R - O inglês. Praticamente todo mundo fala inglês por aqui. Já teve vez de eu ir em um café e a atendente nem falava português, só inglês. O que eu acho lindo. Eu não falo inglês. É uma vontade muito antiga que eu tenho e que faltava o impulso. Já tem uma música em inglês no meu disco que compus no google tradutor. E também já gravei versões de músicas internacionais já com o intuito de praticar o idioma. Interfere pois meu desejo com artista é que minha arte seja compreendida pelo maior número de pessoas possível.
3. Suas músicas parecem bem autobiográficas, né? Pergunto por causa da música “Vamos morar juntos”, parece que você escreveu para a Paula, estou certa? Fale mais sobre essa faixa.
R - Ãs vezes sim, às vezes é só um ponto de partida. As vezes brota um sentimento mas eu acabo saindo do personagem e criando situações que eu não estou vivendo apenas para alimentar a história contada. No caso da Vamos Morar Juntos, eu já moro com minha parceira desde 2003. E na música canto como se estivesse convidando para morar comigo. Não é o que estou vivendo no momento, mas me recordo dos sentimentos vividos para ir compondo a obra.
4. Comente a faixa “Mandioca”, haha! Eu amei!
R - É uma instrumental que tenho desde o Brasil. O nome vem de uma característica da música regional de MS, que é o tempo ¾. Por isso pensei na Mandioca, que é uma palavra muito nossa. É tão nossa que em outros estados é chamada por outro nome (macaxeira por exemplo).
5. A faixa “Meanwhile” é composta em inglês. Você em algum momento teve medo / vergonha de gravar? Se sim, como fez para superar esses sentimentos e colocar essa canção no mundo?
R - Medo e vergonha não porque fiz sem compromisso nenhum. Mas gostei tanto do resultado que fiquei seguro. Mas antes enviei a música para dois amigos, fiz algumas correções e no final gostei muito. Não escondo que não sei falar o idioma e talvez isso tire a obrigação de ter uma pronuncia perfeita e também cresci ouvindo o Caetano Veloso cantando inglês com sotaque de baiano. Na arte tudo é permitido.
6. Eu sei que a faixa “E daí” já teve letra e a letra era muito boa. O que te fez decidir por deixá-la apenas no instrumental?

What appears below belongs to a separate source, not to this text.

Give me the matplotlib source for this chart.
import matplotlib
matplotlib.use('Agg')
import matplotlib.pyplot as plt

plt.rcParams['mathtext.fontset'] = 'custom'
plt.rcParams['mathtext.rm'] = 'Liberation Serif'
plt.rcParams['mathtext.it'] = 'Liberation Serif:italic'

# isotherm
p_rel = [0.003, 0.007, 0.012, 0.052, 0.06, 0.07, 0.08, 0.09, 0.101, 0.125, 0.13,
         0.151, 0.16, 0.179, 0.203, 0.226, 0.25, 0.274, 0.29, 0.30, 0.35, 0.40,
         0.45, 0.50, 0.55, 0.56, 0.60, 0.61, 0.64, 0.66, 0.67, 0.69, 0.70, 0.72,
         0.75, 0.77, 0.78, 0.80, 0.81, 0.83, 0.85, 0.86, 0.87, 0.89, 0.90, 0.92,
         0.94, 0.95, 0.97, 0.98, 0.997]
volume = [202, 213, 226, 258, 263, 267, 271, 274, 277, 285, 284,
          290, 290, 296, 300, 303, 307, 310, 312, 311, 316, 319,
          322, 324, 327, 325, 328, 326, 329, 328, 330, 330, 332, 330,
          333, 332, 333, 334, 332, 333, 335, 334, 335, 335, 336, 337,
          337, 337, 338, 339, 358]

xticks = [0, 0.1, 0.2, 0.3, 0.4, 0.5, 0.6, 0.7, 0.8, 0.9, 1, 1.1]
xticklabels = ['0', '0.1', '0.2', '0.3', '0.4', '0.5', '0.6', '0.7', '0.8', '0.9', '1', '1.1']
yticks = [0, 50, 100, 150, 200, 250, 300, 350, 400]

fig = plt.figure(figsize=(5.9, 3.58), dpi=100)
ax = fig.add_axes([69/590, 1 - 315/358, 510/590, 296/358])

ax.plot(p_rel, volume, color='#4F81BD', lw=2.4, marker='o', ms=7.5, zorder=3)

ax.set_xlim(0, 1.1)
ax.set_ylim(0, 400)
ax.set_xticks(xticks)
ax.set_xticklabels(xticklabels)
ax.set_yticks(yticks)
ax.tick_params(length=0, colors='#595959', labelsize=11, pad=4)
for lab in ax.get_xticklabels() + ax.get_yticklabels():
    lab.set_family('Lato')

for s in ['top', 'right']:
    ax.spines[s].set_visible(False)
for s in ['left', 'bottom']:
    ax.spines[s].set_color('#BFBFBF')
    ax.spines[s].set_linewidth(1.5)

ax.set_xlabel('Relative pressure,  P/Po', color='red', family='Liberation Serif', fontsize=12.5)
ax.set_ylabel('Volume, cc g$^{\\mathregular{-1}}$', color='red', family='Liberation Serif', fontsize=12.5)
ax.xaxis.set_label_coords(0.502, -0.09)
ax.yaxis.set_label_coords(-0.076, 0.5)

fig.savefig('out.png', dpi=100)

R - O fato de eu nunca ter gostado. É uma canção que tenho na manga há muito tempo. Inclusive ela quase entrou no repertório do PúrPura certa vez. Mas confesso que nunca achei que a letra fosse o que a música pedia. Já fiz várias letrar para ela mas nunca fiquei feliz com o resultado. E como gosto muito de discos que tem músicas instrumentais no meio, como que ajudando a contar uma história, resolvi deixa-la assim. Mas deixei o E Daí? Pois foi com essa frase que ela veio ao mundo. Seria injusto tira-la. Ficou sem sentido? Sim, mas e daí? Gosto dessas piadas que a música permite fazer. Por ser instrumental pode ter perdido força como canção, mas da forças ao álbum. É o que eu acredito.
7. Você tem planos / expectativas para esse novo trabalho?

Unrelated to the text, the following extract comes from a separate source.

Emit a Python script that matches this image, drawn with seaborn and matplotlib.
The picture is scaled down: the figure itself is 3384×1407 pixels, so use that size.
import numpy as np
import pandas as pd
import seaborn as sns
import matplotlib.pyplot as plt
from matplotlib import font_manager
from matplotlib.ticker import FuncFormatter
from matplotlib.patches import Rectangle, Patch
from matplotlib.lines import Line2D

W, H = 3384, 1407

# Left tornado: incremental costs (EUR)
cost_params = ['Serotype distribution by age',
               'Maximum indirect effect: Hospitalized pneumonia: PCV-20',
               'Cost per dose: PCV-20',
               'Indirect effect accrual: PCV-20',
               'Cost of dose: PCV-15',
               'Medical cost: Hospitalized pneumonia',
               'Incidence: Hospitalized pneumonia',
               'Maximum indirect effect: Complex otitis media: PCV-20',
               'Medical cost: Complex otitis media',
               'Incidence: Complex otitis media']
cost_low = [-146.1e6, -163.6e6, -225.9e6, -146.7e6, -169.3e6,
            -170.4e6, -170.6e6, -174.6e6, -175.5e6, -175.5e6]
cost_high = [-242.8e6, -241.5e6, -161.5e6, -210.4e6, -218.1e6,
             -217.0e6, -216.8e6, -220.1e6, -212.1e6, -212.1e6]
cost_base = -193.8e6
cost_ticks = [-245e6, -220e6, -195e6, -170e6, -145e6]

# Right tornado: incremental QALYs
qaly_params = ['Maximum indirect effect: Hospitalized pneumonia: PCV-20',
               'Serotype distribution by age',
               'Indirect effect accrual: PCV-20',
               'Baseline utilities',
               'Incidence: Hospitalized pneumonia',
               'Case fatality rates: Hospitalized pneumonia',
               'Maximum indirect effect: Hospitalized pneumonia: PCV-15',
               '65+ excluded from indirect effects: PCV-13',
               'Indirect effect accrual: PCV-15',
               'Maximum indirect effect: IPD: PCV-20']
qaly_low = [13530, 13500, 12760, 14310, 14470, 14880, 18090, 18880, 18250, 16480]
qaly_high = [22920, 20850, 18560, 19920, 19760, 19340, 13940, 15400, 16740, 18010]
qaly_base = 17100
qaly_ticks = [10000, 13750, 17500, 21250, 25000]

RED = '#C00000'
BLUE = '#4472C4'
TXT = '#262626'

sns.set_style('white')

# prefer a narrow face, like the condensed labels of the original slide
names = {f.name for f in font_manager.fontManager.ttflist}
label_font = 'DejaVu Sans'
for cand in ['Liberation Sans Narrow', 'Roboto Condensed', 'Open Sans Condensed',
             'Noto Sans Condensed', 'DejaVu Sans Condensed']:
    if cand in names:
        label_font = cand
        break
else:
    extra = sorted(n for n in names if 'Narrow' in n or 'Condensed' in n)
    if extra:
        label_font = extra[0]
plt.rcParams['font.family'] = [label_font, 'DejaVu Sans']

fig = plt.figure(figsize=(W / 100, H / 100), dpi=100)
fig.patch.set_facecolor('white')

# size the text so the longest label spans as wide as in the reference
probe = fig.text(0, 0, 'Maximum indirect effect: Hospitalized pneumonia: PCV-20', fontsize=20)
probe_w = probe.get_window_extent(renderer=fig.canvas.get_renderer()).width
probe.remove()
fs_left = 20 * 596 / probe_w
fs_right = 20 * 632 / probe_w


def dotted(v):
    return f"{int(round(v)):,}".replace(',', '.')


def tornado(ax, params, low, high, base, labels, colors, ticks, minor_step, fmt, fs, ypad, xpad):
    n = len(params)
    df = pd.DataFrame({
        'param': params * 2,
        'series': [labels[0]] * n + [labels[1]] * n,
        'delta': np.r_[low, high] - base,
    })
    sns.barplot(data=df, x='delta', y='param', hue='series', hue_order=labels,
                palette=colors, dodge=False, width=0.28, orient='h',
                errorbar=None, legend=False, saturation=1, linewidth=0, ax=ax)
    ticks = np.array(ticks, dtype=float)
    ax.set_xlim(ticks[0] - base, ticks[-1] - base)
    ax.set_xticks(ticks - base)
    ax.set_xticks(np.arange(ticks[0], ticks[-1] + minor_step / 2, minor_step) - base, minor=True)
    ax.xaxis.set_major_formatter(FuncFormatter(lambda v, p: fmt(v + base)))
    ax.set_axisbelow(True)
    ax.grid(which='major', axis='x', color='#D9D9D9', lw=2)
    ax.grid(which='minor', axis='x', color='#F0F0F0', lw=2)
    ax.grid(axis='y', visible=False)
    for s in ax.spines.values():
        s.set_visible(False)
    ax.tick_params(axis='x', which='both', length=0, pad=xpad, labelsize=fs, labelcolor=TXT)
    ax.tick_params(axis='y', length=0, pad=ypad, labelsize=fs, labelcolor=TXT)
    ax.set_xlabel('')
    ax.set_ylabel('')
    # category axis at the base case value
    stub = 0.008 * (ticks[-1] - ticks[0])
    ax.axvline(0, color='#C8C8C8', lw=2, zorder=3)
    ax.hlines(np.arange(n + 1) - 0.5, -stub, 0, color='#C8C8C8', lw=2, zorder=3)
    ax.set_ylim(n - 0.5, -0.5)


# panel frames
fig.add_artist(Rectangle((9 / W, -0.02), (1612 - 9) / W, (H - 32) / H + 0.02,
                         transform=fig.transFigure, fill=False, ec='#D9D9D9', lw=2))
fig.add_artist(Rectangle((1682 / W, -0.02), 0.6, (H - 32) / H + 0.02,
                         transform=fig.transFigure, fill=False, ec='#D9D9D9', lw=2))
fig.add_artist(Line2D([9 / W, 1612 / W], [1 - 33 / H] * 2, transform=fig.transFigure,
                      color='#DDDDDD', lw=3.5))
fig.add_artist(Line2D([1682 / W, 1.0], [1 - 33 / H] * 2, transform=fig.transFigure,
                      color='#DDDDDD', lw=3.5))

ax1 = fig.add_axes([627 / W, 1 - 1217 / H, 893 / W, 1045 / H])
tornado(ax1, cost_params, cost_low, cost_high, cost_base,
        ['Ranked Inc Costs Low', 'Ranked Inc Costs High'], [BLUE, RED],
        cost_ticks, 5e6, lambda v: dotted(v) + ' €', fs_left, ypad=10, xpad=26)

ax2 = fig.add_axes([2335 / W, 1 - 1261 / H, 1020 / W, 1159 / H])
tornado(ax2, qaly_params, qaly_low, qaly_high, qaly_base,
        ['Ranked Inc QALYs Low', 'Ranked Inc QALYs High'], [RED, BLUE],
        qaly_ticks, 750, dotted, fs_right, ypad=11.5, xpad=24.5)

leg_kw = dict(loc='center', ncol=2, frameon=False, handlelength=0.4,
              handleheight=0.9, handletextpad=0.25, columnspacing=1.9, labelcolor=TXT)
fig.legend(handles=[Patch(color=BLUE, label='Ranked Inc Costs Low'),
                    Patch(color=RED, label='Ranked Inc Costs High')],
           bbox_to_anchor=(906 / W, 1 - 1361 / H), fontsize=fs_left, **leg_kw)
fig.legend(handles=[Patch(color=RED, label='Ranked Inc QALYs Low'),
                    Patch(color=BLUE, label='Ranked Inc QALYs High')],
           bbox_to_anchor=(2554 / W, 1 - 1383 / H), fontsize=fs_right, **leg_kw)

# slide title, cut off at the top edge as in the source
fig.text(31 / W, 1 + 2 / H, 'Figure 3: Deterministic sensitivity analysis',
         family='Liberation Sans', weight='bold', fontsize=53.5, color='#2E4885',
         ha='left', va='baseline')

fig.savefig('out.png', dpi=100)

R - Eu tinha planos de sair para toca-lo no verão Europeu, que é quando o país ferve de festivais e atrações em todos os cantos. Agora já não sei mais se será possível. Pois a Europa inteira esta fechada e em quarentena. O que é um pouco frustrante, pois um artista como eu vive de shows. Mas o fato de eu soltar esse disco no mundo, e ver pessoas ouvindo já me preenche totalmente o coração. Vou jogar essa garrafa no mar e ver onde ela vai parar
8. Deixe uma mensagem pra galera do Brasil e do mundo a respeito da nova fase que estamos sendo forçados a viver, que é a pandemia de Covid-19.
R - A mensagem é: se cuidem e cuidem dos seus. Sem pânico mas atento.
É uma oportunidade única que a humanidade esta tendo para rever muitas coisas. Mesmo que a duras penas. Não sei como vai ser o mundo depois disso. Há um risco de isso passar e não mudar nada, pois quem tem o domínio do dinheiro vai fazer de tudo para que continue como esta e porque o ser humano é muito teimoso e orgulhoso. Mas também acredito que todos que tem um mínimo de sensibilidade e sabedoria vão tirar muita coisa boa da situação e evoluir.
9. É isso, Júlio, muito obrigada pelo seu tempo e pelo seu álbum, que ficou muito lindo! Ansiosa pelo próximo trabalho! (Aí você agradece também)
R - Eu quem agradeço a atenção e espero que tenha feito um disco que toque as pessoas.